| Material provided |
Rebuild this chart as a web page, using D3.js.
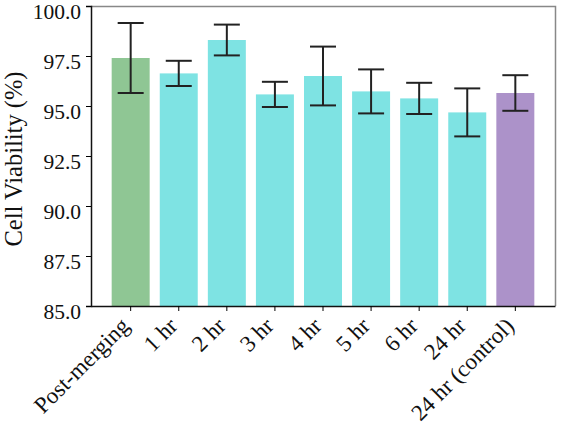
<!DOCTYPE html>
<meta charset="utf-8">
<style>
body { margin: 0; background: #fff; }
</style>
<svg width="561" height="426"></svg>
<script src="https://cdnjs.cloudflare.com/ajax/libs/d3/7.8.5/d3.min.js"></script>
<script>

var categories = ["Post-merging", "1 hr", "2 hr", "3 hr", "4 hr", "5 hr", "6 hr", "24 hr", "24 hr (control)"];
var means = [97.4, 96.63, 98.3, 95.58, 96.5, 95.73, 95.38, 94.68, 95.65];
var errors = [1.75, 0.63, 0.77, 0.63, 1.47, 1.1, 0.78, 1.2, 0.89];
var groups = ["merge", "time", "time", "time", "time", "time", "time", "time", "control"];
var yTicks = [85, 87.5, 90, 92.5, 95, 97.5, 100];

var FONT = "Liberation Serif";
var svg = d3.select("svg");
var margin = {left: 91, right: 6, top: 6, bottom: 120};
var width = 561, height = 426;

var color = d3.scaleOrdinal()
    .domain(["merge", "time", "control"])
    .range(["#8fc694", "#7ee3e3", "#ac92c9"]);

var x = d3.scaleBand()
    .domain(categories)
    .range([margin.left, width - margin.right])
    .paddingInner(0.21)
    .paddingOuter(0.43);

var y = d3.scaleLinear()
    .domain([85, 100])
    .range([height - margin.bottom, margin.top]);

var data = categories.map(function(c, i) {
  return {cat: c, mean: means[i], err: errors[i], group: groups[i]};
});

// bars
svg.append("g")
  .selectAll("rect")
  .data(data)
  .enter().append("rect")
    .attr("x", function(d) { return x(d.cat); })
    .attr("y", function(d) { return y(d.mean); })
    .attr("width", x.bandwidth())
    .attr("height", function(d) { return y(85) - y(d.mean); })
    .attr("fill", function(d) { return color(d.group); });

// error bars
var eb = svg.append("g")
    .attr("stroke", "#222")
    .attr("stroke-width", 2)
  .selectAll("g")
  .data(data)
  .enter().append("g")
    .attr("transform", function(d) { return "translate(" + (x(d.cat) + x.bandwidth() / 2) + ",0)"; });

eb.append("line")
    .attr("y1", function(d) { return y(d.mean - d.err); })
    .attr("y2", function(d) { return y(d.mean + d.err); });
eb.append("line")
    .attr("x1", -13).attr("x2", 13)
    .attr("y1", function(d) { return y(d.mean + d.err); })
    .attr("y2", function(d) { return y(d.mean + d.err); });
eb.append("line")
    .attr("x1", -13).attr("x2", 13)
    .attr("y1", function(d) { return y(d.mean - d.err); })
    .attr("y2", function(d) { return y(d.mean - d.err); });

// frame top/right
svg.append("path")
    .attr("d", "M" + margin.left + "," + (margin.top + 0.5) + "H" + (width - margin.right + 0.5) + "V" + y(85))
    .attr("fill", "none")
    .attr("stroke", "#888")
    .attr("stroke-width", 1.5);

// y axis
var yAxis = svg.append("g")
    .attr("transform", "translate(" + margin.left + ",0)")
    .call(d3.axisLeft(y).tickValues(yTicks).tickFormat(d3.format(".1f")).tickSize(5).tickPadding(5));
yAxis.select(".domain").attr("stroke", "#111").attr("stroke-width", 1.5);
yAxis.selectAll("text")
    .style("font-family", FONT)
    .style("font-size", "21.5px")
    .attr("fill", "#111")
    .attr("dy", "12px");

// x axis
var xAxis = svg.append("g")
    .attr("transform", "translate(0," + y(85) + ")")
    .call(d3.axisBottom(x).tickSize(5).tickSizeOuter(0).tickPadding(4));
xAxis.select(".domain").attr("stroke", "#111").attr("stroke-width", 1.5);
xAxis.selectAll("text")
    .style("font-family", FONT)
    .style("font-size", "23px")
    .attr("fill", "#111")
    .attr("text-anchor", "end")
    .attr("transform", "rotate(-45)")
    .attr("dx", "-15px")
    .attr("dy", "6px");

// y label
svg.append("text")
    .attr("transform", "translate(22," + ((margin.top + y(85)) / 2 + 3) + ") rotate(-90)")
    .attr("text-anchor", "middle")
    .style("font-family", FONT)
    .style("font-size", "24.5px")
    .attr("fill", "#111")
    .text("Cell Viability (%)");

</script>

| Set exercise |
Omit any images, then output the listing exactly.

| Answer to the task |
Rebuild this chart as a web page, using D3.js.
<!DOCTYPE html>
<meta charset="utf-8">
<style>
body { margin: 0; background: #fff; }
</style>
<svg width="561" height="426"></svg>
<script src="https://cdnjs.cloudflare.com/ajax/libs/d3/7.8.5/d3.min.js"></script>
<script>

var categories = ["Post-merging", "1 hr", "2 hr", "3 hr", "4 hr", "5 hr", "6 hr", "24 hr", "24 hr (control)"];
var means = [97.4, 96.63, 98.3, 95.58, 96.5, 95.73, 95.38, 94.68, 95.65];
var errors = [1.75, 0.63, 0.77, 0.63, 1.47, 1.1, 0.78, 1.2, 0.89];
var groups = ["merge", "time", "time", "time", "time", "time", "time", "time", "control"];
var yTicks = [85, 87.5, 90, 92.5, 95, 97.5, 100];

var FONT = "Liberation Serif";
var svg = d3.select("svg");
var margin = {left: 91, right: 6, top: 6, bottom: 120};
var width = 561, height = 426;

var color = d3.scaleOrdinal()
    .domain(["merge", "time", "control"])
    .range(["#8fc694", "#7ee3e3", "#ac92c9"]);

var x = d3.scaleBand()
    .domain(categories)
    .range([margin.left, width - margin.right])
    .paddingInner(0.21)
    .paddingOuter(0.43);

var y = d3.scaleLinear()
    .domain([85, 100])
    .range([height - margin.bottom, margin.top]);

var data = categories.map(function(c, i) {
  return {cat: c, mean: means[i], err: errors[i], group: groups[i]};
});

// bars
svg.append("g")
  .selectAll("rect")
  .data(data)
  .enter().append("rect")
    .attr("x", function(d) { return x(d.cat); })
    .attr("y", function(d) { return y(d.mean); })
    .attr("width", x.bandwidth())
    .attr("height", function(d) { return y(85) - y(d.mean); })
    .attr("fill", function(d) { return color(d.group); });

// error bars
var eb = svg.append("g")
    .attr("stroke", "#222")
    .attr("stroke-width", 2)
  .selectAll("g")
  .data(data)
  .enter().append("g")
    .attr("transform", function(d) { return "translate(" + (x(d.cat) + x.bandwidth() / 2) + ",0)"; });

eb.append("line")
    .attr("y1", function(d) { return y(d.mean - d.err); })
    .attr("y2", function(d) { return y(d.mean + d.err); });
eb.append("line")
    .attr("x1", -13).attr("x2", 13)
    .attr("y1", function(d) { return y(d.mean + d.err); })
    .attr("y2", function(d) { return y(d.mean + d.err); });
eb.append("line")
    .attr("x1", -13).attr("x2", 13)
    .attr("y1", function(d) { return y(d.mean - d.err); })
    .attr("y2", function(d) { return y(d.mean - d.err); });

// frame top/right
svg.append("path")
    .attr("d", "M" + margin.left + "," + (margin.top + 0.5) + "H" + (width - margin.right + 0.5) + "V" + y(85))
    .attr("fill", "none")
    .attr("stroke", "#888")
    .attr("stroke-width", 1.5);

// y axis
var yAxis = svg.append("g")
    .attr("transform", "translate(" + margin.left + ",0)")
    .call(d3.axisLeft(y).tickValues(yTicks).tickFormat(d3.format(".1f")).tickSize(5).tickPadding(5));
yAxis.select(".domain").attr("stroke", "#111").attr("stroke-width", 1.5);
yAxis.selectAll("text")
    .style("font-family", FONT)
    .style("font-size", "21.5px")
    .attr("fill", "#111")
    .attr("dy", "12px");

// x axis
var xAxis = svg.append("g")
    .attr("transform", "translate(0," + y(85) + ")")
    .call(d3.axisBottom(x).tickSize(5).tickSizeOuter(0).tickPadding(4));
xAxis.select(".domain").attr("stroke", "#111").attr("stroke-width", 1.5);
xAxis.selectAll("text")
    .style("font-family", FONT)
    .style("font-size", "23px")
    .attr("fill", "#111")
    .attr("text-anchor", "end")
    .attr("transform", "rotate(-45)")
    .attr("dx", "-15px")
    .attr("dy", "6px");

// y label
svg.append("text")
    .attr("transform", "translate(22," + ((margin.top + y(85)) / 2 + 3) + ") rotate(-90)")
    .attr("text-anchor", "middle")
    .style("font-family", FONT)
    .style("font-size", "24.5px")
    .attr("fill", "#111")
    .text("Cell Viability (%)");

</script>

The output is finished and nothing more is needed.